Aim =>
A single number is the answer here: how many lines of the entries contain "code"?

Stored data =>
>> Start

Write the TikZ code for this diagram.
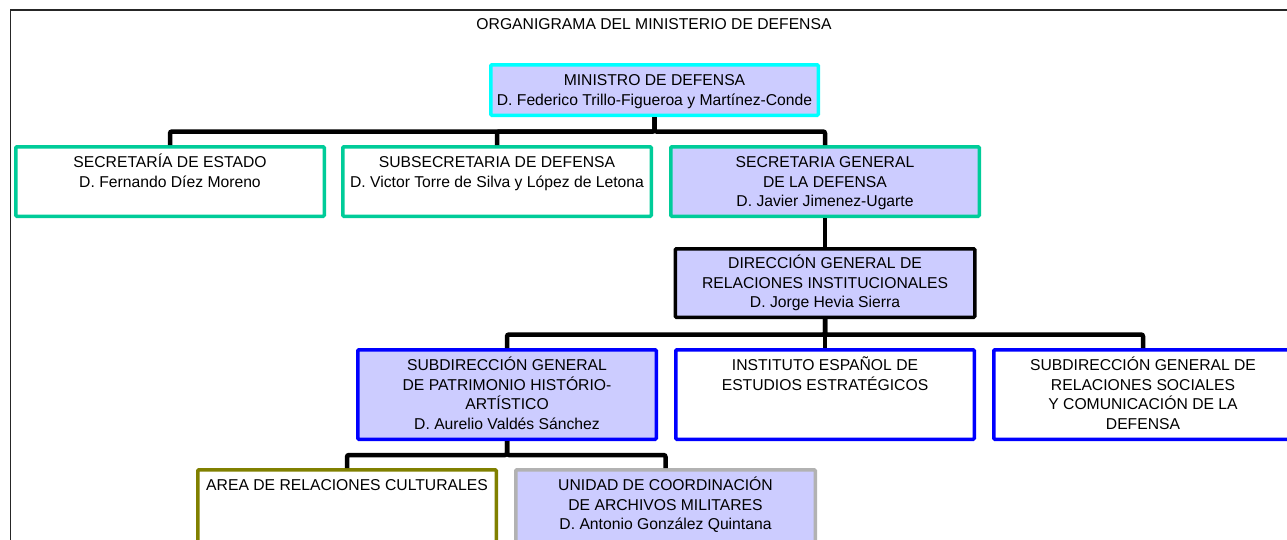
\documentclass[tikz,border=0pt]{standalone}
\usepackage{fontspec}
\setmainfont{Liberation Sans}
\usetikzlibrary{calc}
\definecolor{lila}{RGB}{204,204,255}
\definecolor{turquesa}{RGB}{0,204,153}
\definecolor{celeste}{RGB}{0,255,255}
\definecolor{azul}{RGB}{0,0,255}
\definecolor{oliva}{RGB}{128,128,0}
\definecolor{gris}{RGB}{178,178,178}
\tikzset{
  caja/.style 2 args={draw=#1,fill=#2,line width=3.5pt,rounded corners=1pt,inner sep=0pt},
  texto/.style={anchor=base,align=center,inner sep=0pt,font=\fontsize{15.7}{19.5}\selectfont},
  enlace/.style={line width=4.5pt,rounded corners=2pt},
}

\begin{document}
\begin{tikzpicture}[x=1pt,y=-1pt]

        \clip (0,0) rectangle (1287,539);
        \draw[line width=1.6pt,black!85] (10.5,10) rectangle (1300,560);

        \node[texto] (titulo) at (654,29.5) {ORGANIGRAMA DEL MINISTERIO DE DEFENSA};

        % primer nivel
        \node[caja={celeste}{lila},minimum width=327.5pt,minimum height=50.5pt] (min) at (654.5,90) {};
        \node[caja={turquesa}{white},minimum width=308.5pt,minimum height=69.5pt] (sec) at (170,181.5) {};
        \node[caja={turquesa}{white},minimum width=308.5pt,minimum height=69.5pt] (sub) at (497,181.5) {};
        \node[caja={turquesa}{lila},minimum width=308.5pt,minimum height=69.5pt] (sg) at (825,181.5) {};

        % el texto se apoya en la base de su ultima linea
        \node[texto] (minT) at ([yshift=-42pt]min.north) {MINISTRO DE DEFENSA\\D. Federico Trillo-Figueroa y Martínez-Conde};
        \node[texto] (secT) at ([yshift=-42pt]sec.north) {SECRETARÍA DE ESTADO\\D. Fernando Díez Moreno};
        \node[texto] (subT) at ([yshift=-42pt]sub.north) {SUBSECRETARIA DE DEFENSA\\D. Victor Torre de Silva y López de Letona};
        \node[texto] (sgT) at ([yshift=-61.5pt]sg.north) {SECRETARIA GENERAL\\DE LA DEFENSA\\D. Javier Jimenez-Ugarte};

        % direccion general
        \node[caja={black}{lila},minimum width=299.5pt,minimum height=68.5pt] (dgri) at (825,283) {};
        \node[texto] (dgriT) at ([yshift=-60.5pt]dgri.north) {DIRECCIÓN GENERAL DE\\RELACIONES INSTITUCIONALES\\D. Jorge Hevia Sierra};

        \node[caja={azul}{lila},minimum width=298.5pt,minimum height=89.5pt] (sdph) at (507,394.5) {};
        \node[caja={azul}{white},minimum width=298.5pt,minimum height=89.5pt] (ieee) at (825,394.5) {};
        \node[caja={azul}{white},minimum width=298.5pt,minimum height=89.5pt] (sdrs) at (1143,394.5) {};

        \node[texto] (sdphT) at ([yshift=-81pt]sdph.north) {SUBDIRECCIÓN GENERAL\\DE PATRIMONIO HISTÓRIO-\\ARTÍSTICO\\D. Aurelio Valdés Sánchez};
        \node[texto] (ieeeT) at ([yshift=-42pt]ieee.north) {INSTITUTO ESPAÑOL DE\\ESTUDIOS ESTRATÉGICOS};
        \node[texto] (sdrsT) at ([yshift=-81pt]sdrs.north) {SUBDIRECCIÓN GENERAL DE\\RELACIONES SOCIALES\\Y COMUNICACIÓN DE LA\\DEFENSA};

        % ultimo nivel
        \node[caja={oliva}{white},minimum width=298.5pt,minimum height=89.5pt] (area) at (347,514.5) {};
        \node[caja={gris}{lila},minimum width=299.5pt,minimum height=89.5pt] (ucam) at (665.5,514.5) {};

        \node[texto] (areaT) at ([yshift=-22.5pt]area.north) {AREA DE RELACIONES CULTURALES};
        \node[texto] (ucamT) at ([yshift=-61.5pt]ucam.north) {UNIDAD DE COORDINACIÓN\\DE ARCHIVOS MILITARES\\D. Antonio González Quintana};

        \foreach \b in {sec,sub,sg}
            \draw[enlace] (min.south) |- ([yshift=13.5pt]\b.north) -- (\b.north);
        \draw[enlace] (sg.south) -- (dgri.north);
        \foreach \b in {sdph,ieee,sdrs}
            \draw[enlace] (dgri.south) |- ([yshift=13.5pt]\b.north) -- (\b.north);
        \foreach \b in {area,ucam}
            \draw[enlace] (sdph.south) |- ([yshift=13pt]\b.north) -- (\b.north);

\end{tikzpicture}
\end{document}
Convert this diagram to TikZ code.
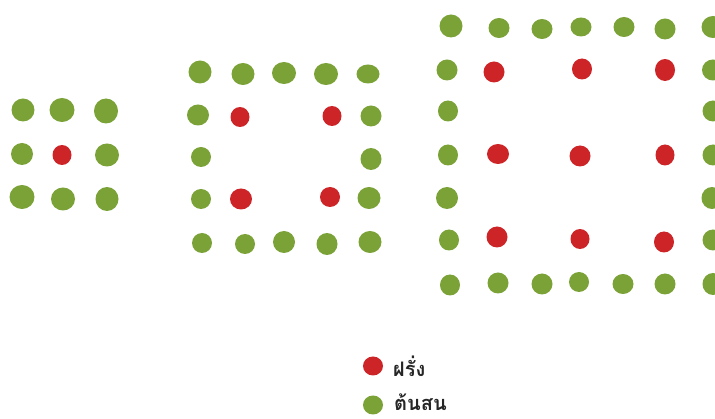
\documentclass[tikz,border=0pt]{standalone}
\usepackage{fontspec}
\newfontfamily\thaifont[Script=Thai]{Loma}
\usetikzlibrary{shapes.geometric}
\definecolor{pine}{HTML}{7AA237}
\definecolor{guava}{HTML}{CC2427}
\tikzset{
  gdot/.style={ellipse,fill=pine,draw=none,inner sep=0pt},
  rdot/.style={ellipse,fill=guava,draw=none,inner sep=0pt},
  legtext/.style={anchor=base west,inner sep=0pt,text depth=0pt,font=\thaifont\bfseries\fontsize{20pt}{23pt}\selectfont,text=black!85}
}
\begin{document}
\begin{tikzpicture}[x=1pt,y=-1pt]
\useasboundingbox (0,0) rectangle (715,419);
\clip (0,0) rectangle (715,419);
% left grid
\foreach \n/\x/\y/\w/\h in {
 a1/23/110/23/23, a2/62/110/25/24, a3/106/111/24/25,
 a4/22/154/22/22, a6/107/155/24/23,
 a7/22/197/25/24, a8/63/199/24/23, a9/107/199/23/24}
  \node[gdot,minimum width=\w,minimum height=\h] (\n) at (\x,\y) {};
\node[rdot,minimum width=19,minimum height=20] (a5) at (62,155) {};
% middle grid
\foreach \n/\x/\y/\w/\h in {
 b1/200/72/23/23, b2/243/74/23/22, b3/284/73/24/22, b4/326/74/24/22, b5/368/74/23/19,
 b6/198/115/22/21, b7/371/116/21/21,
 b8/201/157/20/20, b9/371/159/21/22,
 b10/201/199/20/20, b11/369/198/23/22,
 b12/202/243/20/20, b13/245/244/20/20, b14/284/242/22/22, b15/327/244/21/22, b16/370/242/23/22}
  \node[gdot,minimum width=\w,minimum height=\h] (\n) at (\x,\y) {};
\foreach \n/\x/\y/\w/\h in {
 br1/240/117/19/20, br2/332/116/19/20, br3/241/199/22/21, br4/330/197/20/20}
  \node[rdot,minimum width=\w,minimum height=\h] (\n) at (\x,\y) {};
% right grid
\foreach \n/\x/\y/\w/\h in {
 c1/451/26/23/23, c2/499/28/21/20, c3/542/29/21/20, c4/581/27/21/19, c5/624/27/21/20, c6/665/29/21/21, c7/713/27/23/22,
 c8/447/70/21/21, c9/713/70/22/21,
 c10/448/111/20/21, c11/713/111/21/21,
 c12/448/155/20/21, c13/713/155/21/21,
 c14/447/198/22/22, c15/712/198/21/22,
 c16/449/240/20/21, c17/713/240/21/21,
 c18/450/285/20/21, c19/498/283/21/21, c20/542/284/21/21, c21/579/282/20/20, c22/623/284/21/20, c23/665/284/21/21, c24/713/284/21/22}
  \node[gdot,minimum width=\w,minimum height=\h] (\n) at (\x,\y) {};
\foreach \n/\x/\y/\w/\h in {
 cr1/494/72/21/21, cr2/582/69/20/21, cr3/665/70/20/22,
 cr4/498/154/22/20, cr5/580/156/21/21, cr6/665/155/19/21,
 cr7/497/237/21/21, cr8/580/239/19/20, cr9/664/242/20/21}
  \node[rdot,minimum width=\w,minimum height=\h] (\n) at (\x,\y) {};
% legend
\node[rdot,minimum width=20,minimum height=19] (lr) at (373,366) {};
\node[legtext] (lrt) at (393,377) {ฝรั่ง};
\node[gdot,minimum width=20,minimum height=19] (lg) at (373,405) {};
\node[legtext] (lgt) at (394,410) {ต้นสน};
\end{tikzpicture}
\end{document}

>> End

Answer to the task =>
2